A good start is to implement SSL Pinning. Pinning checks the credential of the remote host against a known value - all or part of that certificate. The iOS application has some copy of that certificate, and when connecting to that host checks the credential the host provides against this "known good" certificate. Some applications just check the meta information, others attempt to checksum the certificate (AFNetworking does this), and others perform a full trust evaluation using the known good certificate against the credential. Apple details this process in the WWDC 2014 session Building Apps for Enterprise and Education. If the remote host is not using the expected credentials, the connection is aborted. There is no traffic for an attacker to intercept. If your server's certificate changes often this can be a problem - which is one of several reasons its preferred to check the server's public key instead of meta information or a hash. Unfortunately, some server administrators change public keys often. Some think this is more secure. It's not.

Now, obviously this requires the iOS application to have a copy of the "good" certificate, or some part of it. You can include the certificate in your application, or implement your own method of key exchange. Secure key exchange has long been the subject of cryptographic research and is not something to be taken lightly. Including the certificate in your application is the solution most people use. You may decide it's important to secure this certificate from someone who may have compromised or jailbroken the device. You have a number of different options for doing so. Obviously you could include it as a resource, and encrypt that. You can also include it directly within the application binary, which can be much more difficult for an attacker to access. This can be done by using the xxd tool with Xcode, as a script build phase or as a build rule. Obviously, you can implement additional protection on top of that.

If the device has been compromised or the application has been tampered with it's possible the "known good" credential has been altered. This is where the iOS application sandbox can work to your advantage. You can detect many of these scenarios by implementing receipt validation for your application. Assuming your application is being distributed through an Apple channel such as the iOS App Store, when it's installed it includes a receipt. That can be validated, and that can be used to implement tamper-proofing for many common scenarios.

These are all methods that can be implemented in the client to protect communications over HTTPS from MITM attacks. The server can also expose the client in many more ways, and the server should be regularly audited for vulnerabilies.

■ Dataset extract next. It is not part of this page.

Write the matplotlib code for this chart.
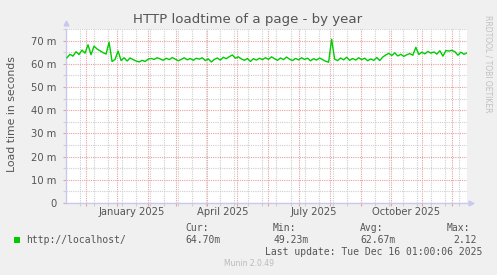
import matplotlib
matplotlib.use('Agg')
import matplotlib.pyplot as plt
import matplotlib.dates as mdates
from matplotlib.patches import Rectangle
from matplotlib.ticker import FixedLocator, NullFormatter
import numpy as np
from datetime import datetime, timedelta

W, H = 497, 275

# daily-ish samples (every 3 days), load time in milliseconds
first_day = datetime(2024, 11, 12)
step_days = 3
loadtime_ms = [
    62.6, 64.1, 63.3, 65.2, 64.0, 65.9, 64.6, 68.2, 63.9, 67.6,
    66.4, 65.6, 64.8, 64.2, 69.3, 61.0, 61.9, 65.5, 61.4, 62.6,
    61.2, 62.5, 61.8, 61.2, 60.8, 61.5, 61.0, 62.0, 62.3, 61.9,
    62.6, 62.1, 61.5, 62.4, 61.8, 62.7, 62.0, 61.3, 61.9, 62.6,
    61.7, 62.3, 61.5, 62.4, 62.0, 62.6, 61.4, 62.1, 60.8, 61.9,
    62.5, 61.6, 62.8, 62.2, 63.1, 63.8, 62.4, 63.0, 62.1, 61.5,
    62.3, 61.0, 62.2, 61.6, 62.4, 61.8, 62.6, 61.9, 63.0, 62.2,
    61.5, 62.5, 61.8, 62.9, 62.0, 61.4, 62.3, 61.7, 62.6, 61.9,
    62.4, 61.3, 62.2, 61.6, 62.5, 61.8, 61.1, 60.7, 70.6, 62.0,
    61.4, 62.5, 61.7, 62.8, 61.5, 62.3, 61.6, 62.6, 61.8, 62.4,
    61.3, 62.1, 61.5, 62.7, 61.4, 62.9, 63.8, 64.5, 63.6, 64.7,
    63.4, 64.1, 63.2, 63.9, 64.4, 63.7, 67.1, 64.0, 65.0, 64.3,
    65.3, 64.6, 65.1, 64.2, 65.6, 63.3, 65.7, 65.5, 65.8, 65.2,
    63.7, 65.0, 64.1, 64.7,
]
dates = [first_day + timedelta(days=step_days * i) for i in range(len(loadtime_ms))]

month_labels = ['January 2025', 'April 2025', 'July 2025', 'October 2025']
month_label_dates = [datetime(2025, 1, 16), datetime(2025, 4, 16),
                     datetime(2025, 7, 16), datetime(2025, 10, 16)]

series_name = 'http://localhost/'
stat_names = ['Cur:', 'Min:', 'Avg:', 'Max:']
stat_values = ['64.70m', '49.23m', '62.67m', '2.12']
last_update = 'Last update: Tue Dec 16 01:00:06 2025'

BG = '#f0f0f0'
TXT = '#555555'
GREEN = '#00cc00'
MAJ = '#e8a0a0'
MIN = '#cfcfcf'
AXC = '#c8c8f0'


def fx(px):
    return px / W


def fy(py):
    return 1 - py / H


fig = plt.figure(figsize=(W / 100, H / 100), dpi=100, facecolor=BG)
ax = fig.add_axes([fx(66), fy(203), fx(401), 174 / H])
ax.set_facecolor('white')

ax.plot(dates, loadtime_ms, color=GREEN, lw=1.0, zorder=3)

ax.set_xlim(datetime(2024, 11, 11, 1), datetime(2025, 12, 16, 1))
ax.set_ylim(0, 75)

# grid: months red, biweekly mondays grey
ax.xaxis.set_major_locator(mdates.MonthLocator())
ax.xaxis.set_major_formatter(NullFormatter())
mondays = np.arange(np.datetime64('2024-11-25'), np.datetime64('2025-12-16'),
                    np.timedelta64(14, 'D'))
ax.xaxis.set_minor_locator(FixedLocator(mdates.date2num(mondays.astype('datetime64[s]').astype(datetime))))

ax.set_yticks(range(0, 71, 10))
ax.set_yticks(range(5, 76, 10), minor=True)
ax.set_yticklabels(['0'] + ['%d m' % v for v in range(10, 71, 10)])

ax.grid(which='minor', color=MIN, linestyle=(0, (1, 1)), lw=0.8, zorder=1)
ax.grid(which='major', color=MAJ, linestyle=(0, (1, 1)), lw=0.8, zorder=2)
ax.set_axisbelow(True)

ax.tick_params(which='major', axis='x', length=2, width=0.8, color=MAJ)
ax.tick_params(which='minor', axis='x', length=2, width=0.8, color=MIN)
ax.tick_params(which='major', axis='y', length=2, width=0.8, color=MAJ,
               labelsize=7.2, labelcolor=TXT, pad=5)
ax.tick_params(which='minor', axis='y', length=2, width=0.8, color=MIN)

for s in ['top', 'right']:
    ax.spines[s].set_visible(False)
for s in ['left', 'bottom']:
    ax.spines[s].set_color(AXC)
    ax.spines[s].set_linewidth(1.0)

ax.plot([0], [1 + 6 / 174], marker='^', ms=3.5, color=AXC, transform=ax.transAxes, clip_on=False)
ax.plot([1 + 4 / 401], [0], marker='>', ms=3.5, color=AXC, transform=ax.transAxes, clip_on=False)

for lab, d in zip(month_labels, month_label_dates):
    ax.text(d, -9 / 174, lab, transform=ax.get_xaxis_transform(), ha='center', va='center',
            fontsize=7.2, color=TXT)

fig.text(fx(248), fy(20), 'HTTP loadtime of a page - by year', ha='center', va='center',
         fontsize=9.6, color=TXT)
fig.text(fx(12), fy(114), 'Load time in seconds', rotation=90, ha='center', va='center',
         fontsize=7.8, color=TXT)
fig.text(fx(488), fy(15), 'RRDTOOL / TOBI OETIKER', rotation=270, ha='center', va='top',
         fontsize=5.5, color='#c0c0c0')

mono = 'DejaVu Sans Mono'
stat_x = [185, 273, 360, 447]
for name, x in zip(stat_names, stat_x):
    fig.text(fx(x), fy(228), name, ha='left', va='center', fontsize=7, family=mono, color=TXT)
for val, x in zip(stat_values, stat_x):
    if val == stat_values[-1]:
        fig.text(fx(477), fy(240), val, ha='right', va='center', fontsize=7, family=mono, color=TXT)
    else:
        fig.text(fx(x), fy(240), val, ha='left', va='center', fontsize=7, family=mono, color=TXT)

fig.patches.append(Rectangle((fx(14), fy(242.5)), fx(6), 6 / H, transform=fig.transFigure,
                             facecolor=GREEN, edgecolor='none'))
fig.text(fx(26), fy(240), series_name, ha='left', va='center', fontsize=7, family=mono, color=TXT)
fig.text(fx(482), fy(252), last_update, ha='right', va='center', fontsize=7, family=mono, color=TXT)
fig.text(fx(249), fy(264), 'Munin 2.0.49', ha='center', va='center', fontsize=5.5, color='#bbbbbb')

fig.savefig('out.png', dpi=100, facecolor=BG)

Use only known strong cryptographic algorithms, stay up to date with current public vulnerabilities, etc.

Of course, if your application is something that can connect to random HTTPS services you have no control over, like a web browser, your options are more limited. In those cases, the best you can do when a remote host's credentials are in doubt is give the user the choice to trust or not trust the credentials. On iOS there is no UI for doing so provided by the system frameworks, that would be something your application would have to implement.

This is only one, small facet of securing an iOS application, but your question was specific about man in the middle attacks.

  • Thanks for the information. This will take too much time to implement. I added comment to my post.
    – Sheep
    Oct 16, 2014 at 19:43

The way in which Fiddler can decrypt HTTPS traffic is by using their own certificate. However, when Facebook/Snapchat/Gmail detects that the certificate is not trusted by the system (and in cases will be more strict and limit the certificates within the trusted, so a third party trusted cert might be rejected), it will refuse to connect with the cert.

Fiddler can generate certs for the iOS to accept and install onto the system, but you first need to follow these instructions:

  1. Install CertMaker
  2. Generate the certificate from fiddler, it should then be on your desktop
  3. Visit the certificate from your Safari browser (Safari only, others will not work)
  4. Install the certificate

From this, you should then be able to sniff traffic from these applications.

So to answer the question again, it's not that they're preventing, it's common for SSL applications to deny responses from the server if the server provides an untrusted certificate. What Fiddler does, is spoof the part of the certificate with its so that when you are communicating over SSL, Fiddler can then use its cert to decrypt your traffic.

To answer the second part of your question, please check out this question for details. Essentially, you can force the user to use a specific certification and thus prevent the user from using installed certs.

However, they can still get around this -- just in a bit more sneaky way, but guided, this is on the client side, anything goes.

  • 2
    "You can't protect your own app" This is not correct. Some of these applications are performing trust evaluation using SSL pinning, which you can implement in your own application, and is immune to this type of man in the middle attack. Apple has a tech note that details HTTPS trust evaluation. developer.apple.com/library/ios/technotes/tn2232/_index.html
    – quellish
    Oct 16, 2014 at 5:31
  • @quellish I edited my answer to reflect the linked question/SSL pinning. However, the issue still stands, a determined sniffer can still modify the CA certs within the system (when iOS is jailbroken), and thus be able to sniff HTTPS traffic on that iOS device. This is a pretty difficult feat to pull off, but saying that you can protect your app 100% is a lie. You need to still mention that there is a small chance your app's internet traffic will be known. And regardless, if your security relies on the secrecy of the https traffic, then it's security through obscurity.
    – Dave Chen
    Oct 16, 2014 at 5:36
  • If you modify the cert chain, correctly implemented pinning will not be sniffable - the client will not connect to the untrusted host. Modifying the certificate chain isn't terribly difficult. At what point did I say "you can protect your app 100%"? I said your assertion that "you can't protect your own app" was incorrect. You can. You can be strict in your trust evaluation, and not allow your app to connect to untrusted hosts. It's up to you to determine what to trust, regardless of the trusted roots on the device. If the remote cert is not the cert you expect, abort. That is SSL pinning.
    – quellish
    Oct 16, 2014 at 5:40
  • And the SO answer you are pointing to is also incorrect :( That is not how SSL pinning works. See the tech note and WWDC 2014 session 704 for an explanation. developer.apple.com/videos/wwdc/2014/#704
    – quellish
    Oct 16, 2014 at 5:44
  • The OP is under the assumption that apps such as these are safe and if he just implements the same thing his will be too. I'm pointing out that there's nothing he can do, and if his application relies on any methods of protection for security it'll be broken.